Fights, seasonal yet violent

By Jack Ryan
News Editor
A 14 year old girl got pulled to the ground, banged against lockers, hair torn apart, and beaten up in front of everybody at Woodrow Wilson high school in Washington D.C. on Feb. 10, 2015. Teachers walked around the fight while the 14 year old girl was getting beaten up by two other girls, and simply did nothing about it. To viewers it was just another fight in the high school realm.
As everybody knows fights do happen at Prospect, and unlike many other high schools they do not go unnoticed by the security guards or the deans.
When a fight occurs like this past Monday on March 16, the security guards do not just let it happen like at Woodrow Wilson high school.
They respond to the fight right away by screaming the students names very loud hoping that it will then stop. If that does not work, then they will intervene and make sure they do not get hit by trying to force the kids to stop fighting. Not only do they have to worry about getting hit, they also try and discourage other students from joining in on the fight.

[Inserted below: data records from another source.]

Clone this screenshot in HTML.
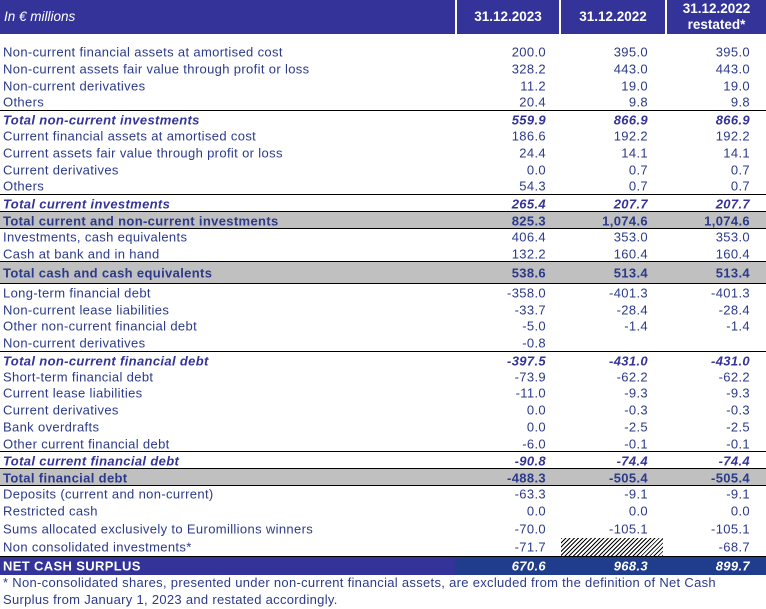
<!DOCTYPE html>
<html><head><meta charset="utf-8">
<style>
body{margin:0;width:766px;height:609px;background:#fff;position:relative;overflow:hidden;font-family:"Liberation Sans",sans-serif;color:#2b3a8a;}
.hd{position:absolute;top:0;height:34px;background:#333399;color:#fff;font-size:13.5px;font-weight:bold;display:flex;align-items:center;justify-content:center;text-align:center;line-height:16px;}
.row{position:absolute;left:0;width:766px;font-size:13px;letter-spacing:.35px;}
.row span{position:absolute;top:50%;transform:translateY(-50%);white-space:nowrap;}
.lab{left:3px}
.v1{right:220px}.v2{right:118px}.v3{right:16px}
.tot{font-weight:bold;font-style:italic;color:#333399}
.grey{background:#c0c0c0;font-weight:bold}
.line{border-top:1.5px solid #000}
.net{color:#fff;font-weight:bold}
.foot{position:absolute;left:3px;top:574px;font-size:13px;letter-spacing:.3px;line-height:17px;color:#2b3a8a;width:760px}
</style></head><body>
<div class="hd" style="left:0;width:455px;justify-content:flex-start;padding-left:4px;box-sizing:border-box;font-weight:normal;font-style:italic">In € millions</div>
<div class="hd" style="left:457px;width:102px">31.12.2023</div>
<div class="hd" style="left:561px;width:104px">31.12.2022</div>
<div class="hd" style="left:667px;width:99px">31.12.2022<br>restated*</div>
<div id="rows"></div>
<div style="position:absolute;left:561px;top:538px;width:102px;height:18px;background:repeating-linear-gradient(135deg,#000 0 1px,#fff 1px 3px)"></div>
<div class="foot">* Non-consolidated shares, presented under non-current financial assets, are excluded from the definition of Net Cash Surplus from January 1, 2023 and restated accordingly.</div>
<script>
const labels=["Non-current financial assets at amortised cost","Non-current assets fair value through profit or loss","Non-current derivatives","Others","Total non-current investments","Current financial assets at amortised cost","Current assets fair value through profit or loss","Current derivatives","Others","Total current investments","Total current and non-current investments","Investments, cash equivalents","Cash at bank and in hand","Total cash and cash equivalents","Long-term financial debt","Non-current lease liabilities","Other non-current financial debt","Non-current derivatives","Total non-current financial debt","Short-term financial debt","Current lease liabilities","Current derivatives","Bank overdrafts","Other current financial debt","Total current financial debt","Total financial debt","Deposits  (current and non-current)","Restricted cash","Sums allocated exclusively to Euromillions winners","Non consolidated investments*","NET CASH SURPLUS"];
const v2023=["200.0","328.2","11.2","20.4","559.9","186.6","24.4","0.0","54.3","265.4","825.3","406.4","132.2","538.6","-358.0","-33.7","-5.0","-0.8","-397.5","-73.9","-11.0","0.0","0.0","-6.0","-90.8","-488.3","-63.3","0.0","-70.0","-71.7","670.6"];
const v2022=["395.0","443.0","19.0","9.8","866.9","192.2","14.1","0.7","0.7","207.7","1,074.6","353.0","160.4","513.4","-401.3","-28.4","-1.4","","-431.0","-62.2","-9.3","-0.3","-2.5","-0.1","-74.4","-505.4","-9.1","0.0","-105.1","","968.3"];
const v2022r=["395.0","443.0","19.0","9.8","866.9","192.2","14.1","0.7","0.7","207.7","1,074.6","353.0","160.4","513.4","-401.3","-28.4","-1.4","","-431.0","-62.2","-9.3","-0.3","-2.5","-0.1","-74.4","-505.4","-9.1","0.0","-105.1","-68.7","899.7"];
const kinds=["n","n","n","n","t","n","n","n","n","t","g","n","n","g2","n","n","n","n","t","n","n","n","n","n","t","g","n","n","n","n","net"];
const tops=[43,60,77,93,110,127,144,161,177,194,211,228,245,261,284,301,317,334,351,368,384,401,418,435,451,468,485,502,520,538,556];
const hs=[17,17,17,17,17,17,17,17,17,17,17,17,17,22,17,17,17,17,17,17,17,17,17,17,17,17,17,17,18,18,18];
const root=document.getElementById('rows');
labels.forEach((l,i)=>{
 const r=document.createElement('div');
 
 
 const k=kinds[i];
 r.className='row'+(k==='t'?' tot line':'')+(k==='g'||k==='g2'?' grey line':'')+(k==='net'?' net line':'');
 r.style.top=tops[i]+'px';r.style.height=hs[i]+'px';
 if(k==='net'){r.style.background='linear-gradient(90deg,#333399 0 455px,#1f3d8c 455px)';r.style.fontStyle='normal';}
 if(k==='g'&&i===25){} 
 const vals=[v2023[i],v2022[i],v2022r[i]];
 let h='<span class="lab">'+l+'</span>';
 ['v1','v2','v3'].forEach((c,j)=>{h+='<span class="'+c+'"'+(k==='net'?' style="font-style:italic"':'')+'>'+vals[j]+'</span>';});
 r.innerHTML=h;
 root.appendChild(r);
});
// bottom borders under grey rows
[228,283].forEach(y=>{const d=document.createElement('div');


d.style.cssText='position:absolute;left:0;width:766px;top:'+y+'px;border-top:1.5px solid #000';root.appendChild(d);});
const d2=document.createElement('div');


d2.style.cssText='position:absolute;left:0;width:766px;top:485px;border-top:1.5px solid #000';root.appendChild(d2);
</script>
</body></html>
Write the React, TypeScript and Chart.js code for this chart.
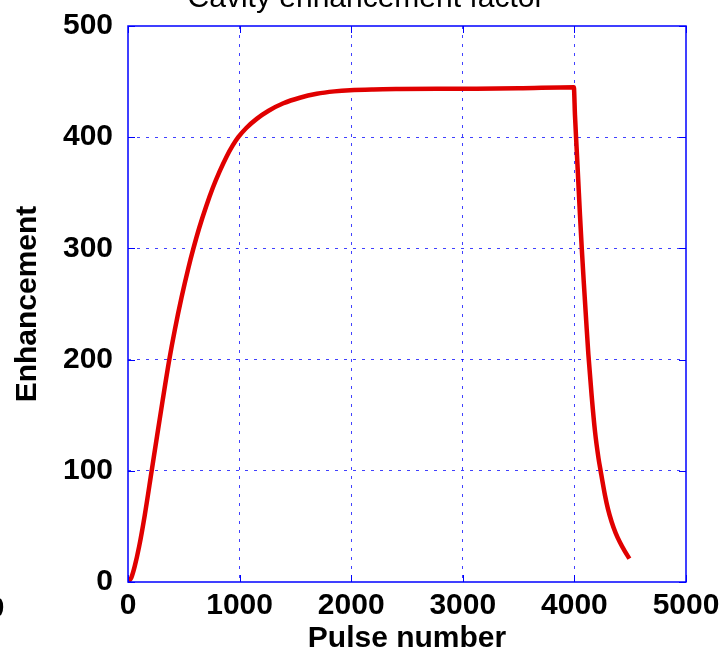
import React, { useEffect, useRef } from "react";
import { Chart, registerables } from "chart.js";

Chart.register(...registerables);

const titleText = "Cavity enhancement factor";
const xTitle = "Pulse number";
const yTitle = "Enhancement";
const xTicks = [0, 1000, 2000, 3000, 4000, 5000];
const yTicks = [0, 100, 200, 300, 400, 500];

const pulses = [
  0, 30, 60, 100, 150, 212, 260, 310, 370, 420, 480, 540, 585, 640, 700, 760, 820, 884, 940, 988, 1060, 1153,
  1260, 1392, 1540, 1691, 1850, 1989, 2200, 2437, 3000, 3500, 3995, 4005, 4020, 4035, 4050, 4066, 4085, 4105, 4125,
  4155, 4185, 4215, 4235, 4274, 4300, 4334, 4370, 4409, 4450, 4493,
];
const enhancement = [
  0, 4, 14, 32, 60, 100, 131, 163, 200, 227, 256, 282, 299.5, 319, 337.7, 354.5, 369, 382.7, 392.8, 400, 408.3, 416.5,
  423.8, 430.5, 435.5, 439, 441.2, 442.3, 443, 443.3, 443.6, 444, 445, 420, 390, 360, 330, 300, 268, 236, 205,
  167, 135, 112, 100, 78, 66, 54, 44, 35.5, 28, 21,
];

const BLUE = "#0000ff";
const RED = "#e00000";
const FONT = "'Liberation Sans', Arial, sans-serif";

const framePlugin = {
  id: "frame",
  afterDatasetsDraw(chart: any) {
    const { ctx, chartArea } = chart;
    const { left, right, top, bottom } = chartArea;
    const xs = chart.scales.x;
    const ys = chart.scales.y;
    ctx.save();
    ctx.strokeStyle = BLUE;
    ctx.lineWidth = 1.5;
    ctx.setLineDash([]);
    ctx.strokeRect(left, top, right - left, bottom - top);
    const tl = 7;
    ctx.lineWidth = 1;
    ctx.beginPath();
    for (const v of xTicks) {
      const p = Math.round(xs.getPixelForValue(v)) + 0.5;
      ctx.moveTo(p, bottom);
      ctx.lineTo(p, bottom - tl);
      ctx.moveTo(p, top);
      ctx.lineTo(p, top + tl);
    }
    for (const v of yTicks) {
      const p = Math.round(ys.getPixelForValue(v)) + 0.5;
      ctx.moveTo(left, p);
      ctx.lineTo(left + tl, p);
      ctx.moveTo(right, p);
      ctx.lineTo(right - tl, p);
    }
    ctx.stroke();
    ctx.restore();
  },
  afterDraw(chart: any) {
    const { ctx } = chart;
    ctx.save();
    ctx.fillStyle = "#000";
    ctx.font = `30px ${FONT}`;
    ctx.textAlign = "center";
    ctx.textBaseline = "alphabetic";
    ctx.fillText(titleText, 366, 7);
    ctx.font = `bold 30px ${FONT}`;
    ctx.fillText("0", -4, 617);
    ctx.restore();
  },
};

export default function App() {
  const ref = useRef<HTMLCanvasElement>(null);
  useEffect(() => {
    if (!ref.current) return;
    const data = pulses.map((p, i) => ({ x: p, y: enhancement[i] }));
    const chart = new Chart(ref.current, {
      type: "line",
      data: {
        datasets: [
          {
            data,
            borderColor: RED,
            backgroundColor: RED,
            borderWidth: 4.5,
            pointRadius: 0,
            cubicInterpolationMode: "monotone",
            fill: false,
          },
        ],
      },
      options: {
        animation: false,
        responsive: false,
        maintainAspectRatio: false,
        layout: { padding: { top: 26, right: 37, left: 0, bottom: 0 } },
        plugins: { legend: { display: false }, title: { display: false }, tooltip: { enabled: false } },
        scales: {
          x: {
            type: "linear",
            min: 0,
            max: 5000,
            afterBuildTicks: (s: any) => {
              s.ticks = xTicks.map((v) => ({ value: v }));
            },
            afterFit: (s: any) => {
              s.height = 75;
              s.paddingLeft = 0;
              s.paddingRight = 0;
            },
            ticks: {
              font: { family: FONT, size: 30, weight: "bold" },
              color: "#000",
              padding: 6,
              maxRotation: 0,
              autoSkip: false,
              callback: (v: any) => String(v),
            },
            grid: {
              color: (c: any) => (c.tick && (c.tick.value === 0 || c.tick.value === 5000) ? "rgba(0,0,0,0)" : "rgba(0,0,255,0.75)"),
              lineWidth: 1,
              drawTicks: false,
              tickLength: 0,
            },
            border: { display: false, dash: [3, 6] },
            title: {
              display: true,
              text: xTitle,
              color: "#000",
              font: { family: FONT, size: 30, weight: "bold" },
              padding: { top: 0, bottom: 0 },
            },
          },
          y: {
            type: "linear",
            min: 0,
            max: 500,
            afterBuildTicks: (s: any) => {
              s.ticks = yTicks.map((v) => ({ value: v }));
            },
            afterFit: (s: any) => {
              s.width = 128;
              s.paddingTop = 0;
              s.paddingBottom = 0;
            },
            ticks: {
              font: { family: FONT, size: 30, weight: "bold" },
              color: "#000",
              padding: 15,
              autoSkip: false,
              callback: (v: any) => String(v),
            },
            grid: {
              color: (c: any) => (c.tick && (c.tick.value === 0 || c.tick.value === 500) ? "rgba(0,0,0,0)" : "rgba(0,0,255,0.75)"),
              lineWidth: 1,
              drawTicks: false,
              tickLength: 0,
            },
            border: { display: false, dash: [3, 6] },
            title: {
              display: true,
              text: yTitle,
              color: "#000",
              font: { family: FONT, size: 30, weight: "bold" },
              padding: { top: 10, bottom: 0 },
            },
          },
        },
      },
      plugins: [framePlugin],
    });
    return () => chart.destroy();
  }, []);
  return (
    <div style={{ position: "absolute", left: 0, top: 0, width: 723, height: 657, background: "#fff" }}>
      <canvas ref={ref} width={723} height={657} style={{ display: "block" }} />
    </div>
  );
}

Dean of students Mark Taylor and the rest of the security try and prevent fights as much as possible by talking to other students before the fight and hearing from them what might be fight might be brewing.
Taylor says there are periods where fights happen the most at Prospect right before winter and spring break, and then right before the school year ends due to it be a more stressful time for the students with school.
He does understand that it is not just the time that causes a fight, but other reasons as well like students spreading rumors about each other, breaking up with a girlfriend, and family struggles as well.
“[Fights that happen are] combined with other personal things that are going on in their lives that are stressful and it comes out in different ways,” Taylor said.
Unlike Woodrow Wilson high school where the teachers kept walking past the fight, Prospect takes a stand against fights and listens to students about what is going on with their peers and in social media.
“Listening to groups of kids [is the key to preventing fights], and our security knows a lot of kids, and I know a lot of kids,” Taylor said. “Kids are probably the best prevention of the fights because your peers know what’s going to be happening.”